The Leanin' Tree Museum's location, in an industrial park, is puzzling until you realize that this extensive collection belongs to the founder and chairman of the board of the Leanin' Tree greeting card company and is housed in the same complex.
Native Americans, pioneers, cowboys, fur trappers, horses, and dogs figure prominently here. The other star is the landscape, and the collection includes some impressive wall-sized paintings of West and Southwest scenery. There's room for whimsy, too, such as Jack Roberts's series of paintings on life in Colorado cow camps, and Lloyd Mitchell's cartoon-like canvases poking gentle fun at the Wild West.
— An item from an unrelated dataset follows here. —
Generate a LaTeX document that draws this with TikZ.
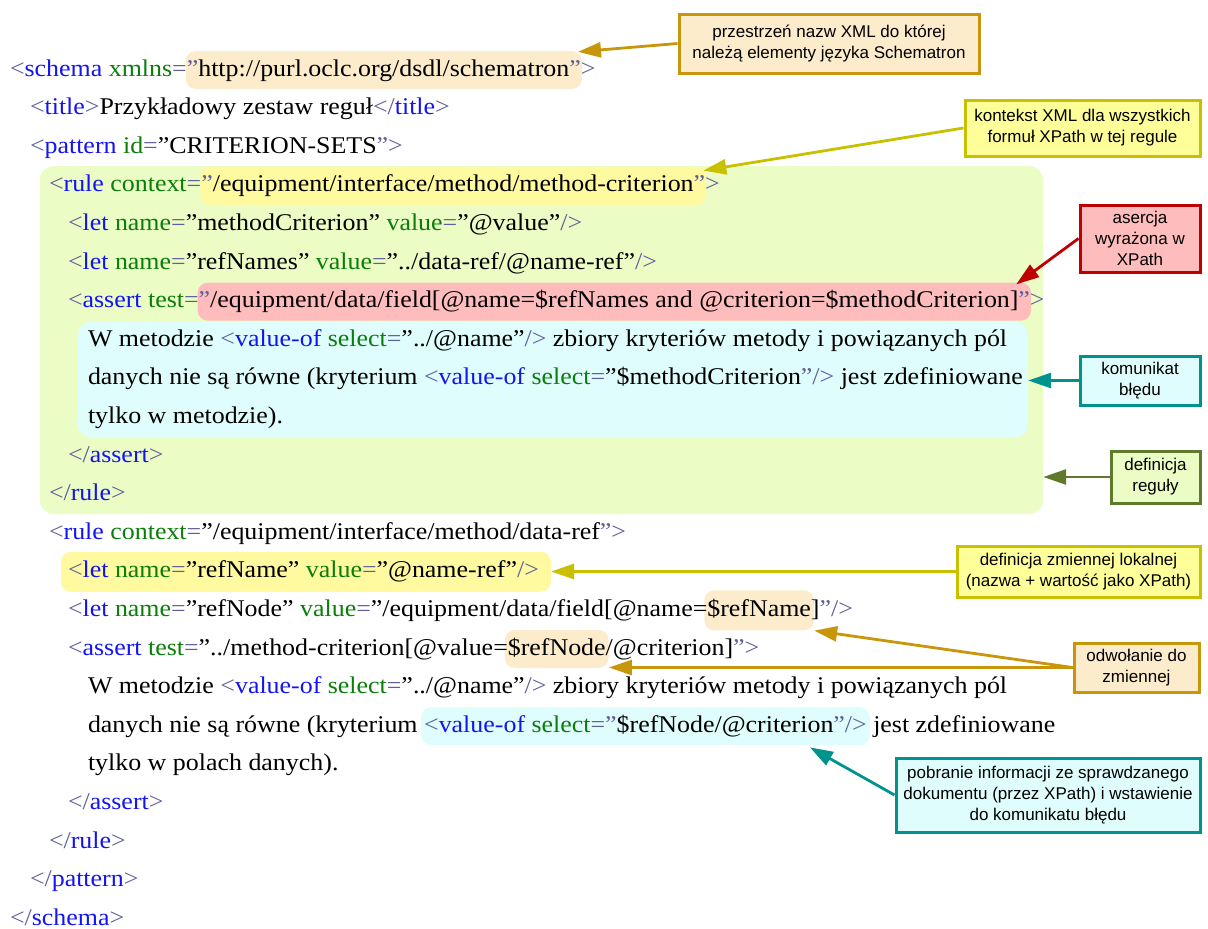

John Hampton's bronze sculptures exude a remarkable sense of motion, in pieces showing a horse throwing a rider or a cowboy roping a steer, among others.
The shaded, red-brick Pearl Street Mall, in the heart of downtown, is four blocks of galleries, crafts shops, high-end clothing outlets, and restaurants, a perfect spot for browsing, shopping, eating, or people-watching. We particularly enjoyed the Smith-Klein Gallery with its museum-quality paintings, French background music, and stunning blown glass sculpture. Boulder Arts & Crafts is a cooperative gallery featuring Colorado artists.
On the mall, we watched jugglers and balloon artists and listened to a rock group. (You can get your classical music fix in the public restrooms, where Mozart and Vivaldi are played at a mountainous decibel level.) There are lots of good spots for lunch, but be forewarned: Boulderites take fitness seriously. In the restaurants we visited, sandwiches were accompanied by a salad -- there was nary a potato chip or a french fry to be found.
While many of the downtown buildings reflect a Victorian influence, the university looks like an Italian villa. It is the work of architect Charles Z. Klauder, who said the area reminded him of the hill towns of Tuscany. Campus buildings feature narrow, horizontal building blocks of native sandstone ranging in color from buff to red, white limestone trim around windows and doors, terra cotta barrel-vaulted roof tiles, and black wrought-iron railings, lanterns, and balconies.
Pick up a map at the University Memorial Center (1669 Euclid Ave.) for a self-guided tour. The Heritage Center in Old Main, the first building on the University of Colorado campus, honors the university's noted alumni, from Glenn Miller, the legendary swing era bandleader, to M. Scott Carpenter, one of 16 US astronauts who attended the school.
Here, too, we were struck by the comfortable melding of right brain and left, old and new, that seems to characterize Boulder. One moment we were playing "Moonlight Serenade" on a 1947 Wurlitzer jukebox complete with undulating multicolored lights, and the next we were peering at a moon rock suspended in nitrogen brought back by Apollo 15.